The infrastructure provided by Tcl allows applications to use exception handling, in the traditional sense of "try to do this, and if something goes wrong tell me and I'll see what can I do". This contrasts to the approach of "errors prediction", which, for example, performs a series of tests on the data which will be passed to a command for checking its validity, before the operation is performed. Both techniques are not excludent, however. Tcl allows various approaches to errors management, with their pros and cons:
1) Always use the advanced return options when writing procedures which can cause or face errors, or which may give back an invalid result;
2) Always use catch for calling commands or your own procedures which can cause or face errors like described in 1;
3) Create a procedure to be called in the case that catch captures an error, for interpreting the error codes and, based on that, show error messages in friendly and standardized dialogs and perform operations which could minimize or solve the error.
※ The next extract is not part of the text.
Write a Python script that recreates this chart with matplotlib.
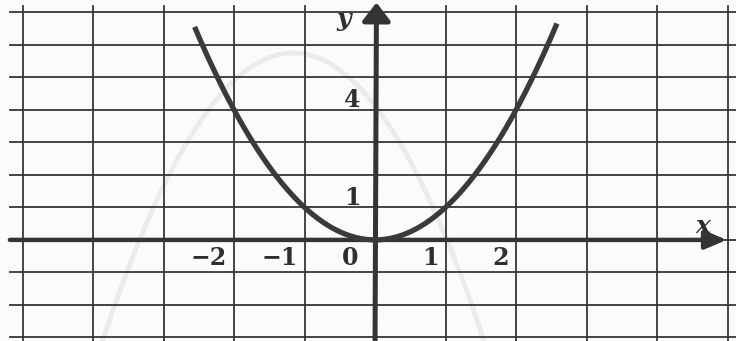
import numpy as np
import matplotlib
matplotlib.use("Agg")
import matplotlib.pyplot as plt

# Graph of y = a*x^2 on a unit grid
coef_a = 1.0
x_start, x_end = -2.56, 2.58

# faint downward parabola showing through from the back of the page
ghost_vertex = (-1.16, 5.75)
ghost_coef = -1.21
ghost_x_start, ghost_x_end = -3.9, 1.6

x_ticks = [-2, -1, 0, 1, 2]
x_tick_labels = ["\u22122", "\u22121", "0", "1", "2"]
y_ticks = [1, 4]
y_tick_labels = ["1", "4"]

grid_x = list(range(-5, 6))
grid_y = list(range(-3, 8))

xlim = (-5.32, 5.12)
ylim = (-3.11, 7.38)

ink = "#343434"
fig = plt.figure(figsize=(7.36, 3.41), dpi=100, facecolor="#fbfbfa")
ax = fig.add_axes([0, 0, 1, 1])
ax.set_facecolor("#fbfbfa")
ax.set_xlim(*xlim)
ax.set_ylim(*ylim)
ax.axis("off")

# grid
for gx in grid_x:
    ax.plot([gx, gx], [ylim[0], 7.2], color="#363636", lw=1.3, zorder=1)
for gy in grid_y:
    ax.plot([-5.18, xlim[1]], [gy, gy], color="#363636", lw=1.3, zorder=1)

# bleed-through curve
gxs = np.linspace(ghost_x_start, ghost_x_end, 300)
gys = ghost_vertex[1] + ghost_coef * (gxs - ghost_vertex[0]) ** 2
ax.plot(gxs, gys, color="#ebebea", lw=3.5, zorder=0.5, solid_capstyle="round")

# axes with arrows
ax.annotate("", xy=(4.99, 0), xytext=(-5.18, 0),
            arrowprops=dict(arrowstyle="-|>,head_length=1.3,head_width=0.55",
                            color=ink, lw=3.2, shrinkA=0, shrinkB=0), zorder=4)
ax.annotate("", xy=(0.02, 7.3), xytext=(0, ylim[0]),
            arrowprops=dict(arrowstyle="-|>,head_length=1.1,head_width=0.85",
                            color=ink, lw=3.6, shrinkA=0, shrinkB=0), zorder=4)

# parabola
xs = np.linspace(x_start, x_end, 400)
ax.plot(xs, coef_a * xs ** 2, color="#3a3a3a", lw=3.8, zorder=5,
        solid_capstyle="butt")

font = dict(family="DejaVu Serif", color="#2e2e2e", fontsize=17, weight="bold")
for t, lab in zip(x_ticks, x_tick_labels):
    off = -0.24 if t == 0 else -0.1
    ax.text(t + off, -0.55, lab, ha="right", va="center", zorder=6, **font)
for t, lab in zip(y_ticks, y_tick_labels):
    ax.text(-0.2, t + 0.3, lab, ha="right", va="center", zorder=6, **font)

ax.text(-0.45, 6.8, "y", ha="center", va="center", fontstyle="italic",
        family="DejaVu Serif", fontsize=18, weight="bold", color="#2e2e2e")
ax.text(4.65, 0.42, "x", ha="center", va="center", fontstyle="italic",
        family="DejaVu Serif", fontsize=18, weight="bold", color="#2e2e2e")

fig.savefig("out.png", dpi=100, facecolor=fig.get_facecolor())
Create a trace on ::errorCode, and a procedure to be called everytime it is modified, for interpreting the codes, display them, provide minimization measures, etc.
Any other? Please add what you do!
LV One useful thing that I sometimes use is creation of log files containing information intended to be useful in determining the state of the program during particular points. Sometimes, displaying information about the values of a number of variables is not as helpful as having that information written to a file - for instance, there are times when a GUI application might not have easy access to stderr for error traces. Writing information to a log file, which is available - and perhaps even emailable - to the programmer responsible is helpful.
Failure in files, channels and sockets operations?
Errors caused by invalid inputs. It is often useful to use a distinct error code (e.g., INVALID) for data validation errors, as it makes it possible for the application to distinguish between errors in the user's input and errors in the validation or execution code.
Syntax errors and programming bugs - They'd better be fixed. Sure, but....
LV Certainly they need to be fixed. However, if you hide the info from the user, how will the programmer know what the bug/error is? Unless you have a guaranteed method of getting said info to the programmer (and email doesn't count - the user MIGHT be working off line), then providing the user with sufficent information to a) know what the error is and b) know who to contact or what to do about the problem seems the best approach to me.
Fabricio Rocha - 12-Feb-2010 - One more reason for having a way to intercept and explain this kind of errors to common users is that it seems that any test suite or any test routine will not be able to find some errors that users are able to find. Of course it is not nice to show weaknesses to a final user, but this is something practically unavoidable in software. And in addition to the situations listed by LV, we can consider that, for an open source/free software, providing good information about an error is a way to c) allow a user with sufficient programming knowledge to fix the problem and possibly contribute to the software development.